▶ WHAT IS EXPECTED:
Take the lines from the head of the listing through the one bearing "import * as" and copy them exactly, leaving every picture out.

▶ DATASET EXCERPT:
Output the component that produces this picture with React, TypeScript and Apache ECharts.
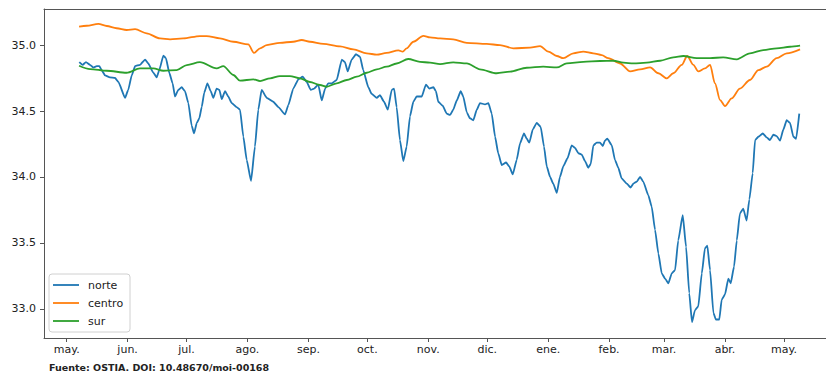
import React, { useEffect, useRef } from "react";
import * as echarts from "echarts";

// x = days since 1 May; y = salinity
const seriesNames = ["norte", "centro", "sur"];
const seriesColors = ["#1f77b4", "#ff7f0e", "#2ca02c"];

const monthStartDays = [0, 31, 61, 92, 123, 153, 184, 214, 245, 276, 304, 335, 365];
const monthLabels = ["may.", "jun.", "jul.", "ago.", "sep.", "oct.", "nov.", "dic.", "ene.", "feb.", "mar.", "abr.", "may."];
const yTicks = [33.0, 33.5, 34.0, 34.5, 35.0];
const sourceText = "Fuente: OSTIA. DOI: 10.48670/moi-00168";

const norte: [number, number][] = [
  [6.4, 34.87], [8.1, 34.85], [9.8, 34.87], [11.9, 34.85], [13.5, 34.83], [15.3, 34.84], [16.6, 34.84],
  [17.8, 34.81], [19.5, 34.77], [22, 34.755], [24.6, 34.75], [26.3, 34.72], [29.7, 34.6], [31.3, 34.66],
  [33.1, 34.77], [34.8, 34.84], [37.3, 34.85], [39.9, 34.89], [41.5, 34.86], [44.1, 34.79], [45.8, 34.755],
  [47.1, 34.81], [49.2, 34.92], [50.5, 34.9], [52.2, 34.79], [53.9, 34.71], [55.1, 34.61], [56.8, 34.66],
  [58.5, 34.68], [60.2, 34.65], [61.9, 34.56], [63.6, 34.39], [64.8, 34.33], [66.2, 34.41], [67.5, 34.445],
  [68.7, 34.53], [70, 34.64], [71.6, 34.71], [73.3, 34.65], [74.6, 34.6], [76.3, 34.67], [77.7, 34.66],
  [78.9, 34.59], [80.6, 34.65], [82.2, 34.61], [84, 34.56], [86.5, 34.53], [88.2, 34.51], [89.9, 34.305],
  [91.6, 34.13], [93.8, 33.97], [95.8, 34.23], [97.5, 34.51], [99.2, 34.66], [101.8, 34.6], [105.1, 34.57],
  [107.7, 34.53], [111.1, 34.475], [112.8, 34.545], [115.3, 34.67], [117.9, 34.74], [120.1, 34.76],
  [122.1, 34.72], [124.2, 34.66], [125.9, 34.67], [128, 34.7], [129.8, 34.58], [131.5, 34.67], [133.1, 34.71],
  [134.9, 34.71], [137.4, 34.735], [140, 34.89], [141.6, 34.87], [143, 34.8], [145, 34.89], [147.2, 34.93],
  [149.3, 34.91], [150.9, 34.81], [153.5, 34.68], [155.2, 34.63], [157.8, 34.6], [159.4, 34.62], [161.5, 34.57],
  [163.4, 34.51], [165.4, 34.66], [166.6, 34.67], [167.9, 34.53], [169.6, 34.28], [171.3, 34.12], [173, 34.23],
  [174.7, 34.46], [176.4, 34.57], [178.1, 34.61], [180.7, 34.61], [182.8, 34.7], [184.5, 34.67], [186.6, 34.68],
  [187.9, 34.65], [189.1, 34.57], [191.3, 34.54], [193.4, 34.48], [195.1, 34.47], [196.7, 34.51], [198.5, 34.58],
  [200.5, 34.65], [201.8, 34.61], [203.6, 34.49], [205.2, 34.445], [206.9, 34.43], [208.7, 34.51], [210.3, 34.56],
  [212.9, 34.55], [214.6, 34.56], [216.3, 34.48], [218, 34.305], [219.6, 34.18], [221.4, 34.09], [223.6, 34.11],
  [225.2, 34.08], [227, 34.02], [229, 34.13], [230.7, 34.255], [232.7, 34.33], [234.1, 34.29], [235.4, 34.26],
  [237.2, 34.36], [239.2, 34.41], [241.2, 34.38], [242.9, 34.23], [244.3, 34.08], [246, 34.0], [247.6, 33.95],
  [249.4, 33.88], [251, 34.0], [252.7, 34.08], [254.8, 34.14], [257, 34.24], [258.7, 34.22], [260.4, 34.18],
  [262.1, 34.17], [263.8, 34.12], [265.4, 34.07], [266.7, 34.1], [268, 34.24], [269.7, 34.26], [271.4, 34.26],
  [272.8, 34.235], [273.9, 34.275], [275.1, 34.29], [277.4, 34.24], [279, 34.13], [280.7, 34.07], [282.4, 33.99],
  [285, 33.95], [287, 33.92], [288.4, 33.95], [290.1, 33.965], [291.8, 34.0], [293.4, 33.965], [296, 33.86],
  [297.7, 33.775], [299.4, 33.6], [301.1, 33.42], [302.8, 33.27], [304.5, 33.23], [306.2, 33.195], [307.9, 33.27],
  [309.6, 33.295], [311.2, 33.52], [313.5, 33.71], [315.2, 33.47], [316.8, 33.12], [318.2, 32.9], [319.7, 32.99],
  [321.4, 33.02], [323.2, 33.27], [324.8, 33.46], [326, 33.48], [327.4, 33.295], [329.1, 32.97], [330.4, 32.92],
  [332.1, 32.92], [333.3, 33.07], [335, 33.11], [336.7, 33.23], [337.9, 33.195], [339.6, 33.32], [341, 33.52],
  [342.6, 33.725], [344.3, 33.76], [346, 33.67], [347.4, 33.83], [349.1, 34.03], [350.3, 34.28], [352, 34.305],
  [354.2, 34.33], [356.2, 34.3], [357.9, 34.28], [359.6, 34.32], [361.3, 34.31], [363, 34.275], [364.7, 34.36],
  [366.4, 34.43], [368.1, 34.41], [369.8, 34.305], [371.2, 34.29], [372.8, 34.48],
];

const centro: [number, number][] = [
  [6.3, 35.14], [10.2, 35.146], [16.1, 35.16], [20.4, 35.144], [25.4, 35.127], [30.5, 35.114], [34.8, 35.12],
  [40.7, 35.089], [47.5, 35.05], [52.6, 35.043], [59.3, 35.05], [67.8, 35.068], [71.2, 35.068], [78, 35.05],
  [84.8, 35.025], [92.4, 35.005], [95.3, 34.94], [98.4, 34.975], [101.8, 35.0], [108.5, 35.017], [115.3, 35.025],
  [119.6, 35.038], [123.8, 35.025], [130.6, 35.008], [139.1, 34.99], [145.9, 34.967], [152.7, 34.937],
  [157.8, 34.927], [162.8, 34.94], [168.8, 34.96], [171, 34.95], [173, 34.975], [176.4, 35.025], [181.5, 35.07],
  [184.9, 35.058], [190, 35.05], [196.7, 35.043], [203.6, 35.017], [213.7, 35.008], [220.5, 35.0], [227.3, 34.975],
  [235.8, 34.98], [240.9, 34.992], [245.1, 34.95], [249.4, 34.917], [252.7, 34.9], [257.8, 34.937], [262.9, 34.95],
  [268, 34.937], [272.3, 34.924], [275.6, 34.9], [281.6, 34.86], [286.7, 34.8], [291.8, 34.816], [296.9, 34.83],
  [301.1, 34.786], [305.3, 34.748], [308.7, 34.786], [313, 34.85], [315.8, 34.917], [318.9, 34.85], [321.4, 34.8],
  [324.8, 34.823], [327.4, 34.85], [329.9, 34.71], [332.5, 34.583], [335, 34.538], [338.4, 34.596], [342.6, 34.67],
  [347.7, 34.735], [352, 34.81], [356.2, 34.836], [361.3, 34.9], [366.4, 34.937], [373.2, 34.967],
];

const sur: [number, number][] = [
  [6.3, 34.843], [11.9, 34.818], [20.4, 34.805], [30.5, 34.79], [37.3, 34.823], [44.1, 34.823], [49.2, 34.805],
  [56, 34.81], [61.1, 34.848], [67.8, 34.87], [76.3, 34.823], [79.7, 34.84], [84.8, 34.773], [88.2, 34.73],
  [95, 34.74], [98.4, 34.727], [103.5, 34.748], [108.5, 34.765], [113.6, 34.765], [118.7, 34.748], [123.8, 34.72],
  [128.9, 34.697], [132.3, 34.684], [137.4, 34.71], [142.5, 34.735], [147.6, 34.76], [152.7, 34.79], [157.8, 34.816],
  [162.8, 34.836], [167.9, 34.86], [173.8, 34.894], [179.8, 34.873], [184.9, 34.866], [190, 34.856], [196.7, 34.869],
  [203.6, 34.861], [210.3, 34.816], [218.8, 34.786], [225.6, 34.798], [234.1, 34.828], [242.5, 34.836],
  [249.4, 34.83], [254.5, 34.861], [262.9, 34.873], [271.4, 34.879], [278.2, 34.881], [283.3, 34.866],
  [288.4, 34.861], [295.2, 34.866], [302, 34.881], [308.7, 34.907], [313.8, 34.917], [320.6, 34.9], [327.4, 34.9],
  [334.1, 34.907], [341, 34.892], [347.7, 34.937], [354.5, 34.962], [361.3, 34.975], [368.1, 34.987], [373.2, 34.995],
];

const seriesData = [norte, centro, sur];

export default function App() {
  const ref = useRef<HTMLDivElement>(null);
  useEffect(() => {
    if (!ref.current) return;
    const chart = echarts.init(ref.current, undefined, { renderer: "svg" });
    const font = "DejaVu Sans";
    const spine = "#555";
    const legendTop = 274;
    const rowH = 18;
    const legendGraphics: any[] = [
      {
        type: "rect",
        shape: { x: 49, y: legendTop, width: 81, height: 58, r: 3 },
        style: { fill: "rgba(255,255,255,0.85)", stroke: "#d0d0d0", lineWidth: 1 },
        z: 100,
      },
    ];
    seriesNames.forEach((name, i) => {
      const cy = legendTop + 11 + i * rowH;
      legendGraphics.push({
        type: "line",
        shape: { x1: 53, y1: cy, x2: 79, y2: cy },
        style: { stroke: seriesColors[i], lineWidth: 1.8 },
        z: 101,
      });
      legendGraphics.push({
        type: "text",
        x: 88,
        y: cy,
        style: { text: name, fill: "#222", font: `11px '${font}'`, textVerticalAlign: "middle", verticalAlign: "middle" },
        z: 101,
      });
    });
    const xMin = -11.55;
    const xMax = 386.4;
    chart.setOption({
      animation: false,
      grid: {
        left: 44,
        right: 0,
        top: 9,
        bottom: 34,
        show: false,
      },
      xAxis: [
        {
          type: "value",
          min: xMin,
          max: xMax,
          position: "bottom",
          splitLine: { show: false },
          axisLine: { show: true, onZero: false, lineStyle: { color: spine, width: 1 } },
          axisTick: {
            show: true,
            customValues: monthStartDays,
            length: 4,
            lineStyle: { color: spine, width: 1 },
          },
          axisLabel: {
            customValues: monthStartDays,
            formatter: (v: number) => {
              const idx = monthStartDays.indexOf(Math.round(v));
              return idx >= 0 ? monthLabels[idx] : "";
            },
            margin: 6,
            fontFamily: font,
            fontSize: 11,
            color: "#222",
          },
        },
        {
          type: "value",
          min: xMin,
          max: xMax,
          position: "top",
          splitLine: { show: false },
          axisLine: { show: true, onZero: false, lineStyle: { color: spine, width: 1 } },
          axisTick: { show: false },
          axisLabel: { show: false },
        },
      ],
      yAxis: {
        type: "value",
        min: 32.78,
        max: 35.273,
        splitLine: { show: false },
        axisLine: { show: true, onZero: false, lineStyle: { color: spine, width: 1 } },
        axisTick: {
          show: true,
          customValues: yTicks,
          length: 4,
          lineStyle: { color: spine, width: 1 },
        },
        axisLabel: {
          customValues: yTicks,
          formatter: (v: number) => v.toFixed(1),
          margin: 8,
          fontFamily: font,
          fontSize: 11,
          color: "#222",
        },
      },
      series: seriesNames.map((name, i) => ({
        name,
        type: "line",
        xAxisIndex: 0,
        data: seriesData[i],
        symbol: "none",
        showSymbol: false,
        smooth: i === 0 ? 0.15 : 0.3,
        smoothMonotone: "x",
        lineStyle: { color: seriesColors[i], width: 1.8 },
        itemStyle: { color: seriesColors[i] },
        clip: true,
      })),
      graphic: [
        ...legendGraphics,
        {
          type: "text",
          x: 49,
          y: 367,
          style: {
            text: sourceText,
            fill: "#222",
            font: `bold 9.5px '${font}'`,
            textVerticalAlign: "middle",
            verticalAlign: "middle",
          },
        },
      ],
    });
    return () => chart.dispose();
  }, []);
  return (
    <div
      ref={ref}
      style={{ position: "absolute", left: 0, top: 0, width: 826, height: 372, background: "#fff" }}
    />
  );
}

▶ COMPLETE OUTPUT:
Output the component that produces this picture with React, TypeScript and Apache ECharts.
import React, { useEffect, useRef } from "react";
import * as echarts from "echarts";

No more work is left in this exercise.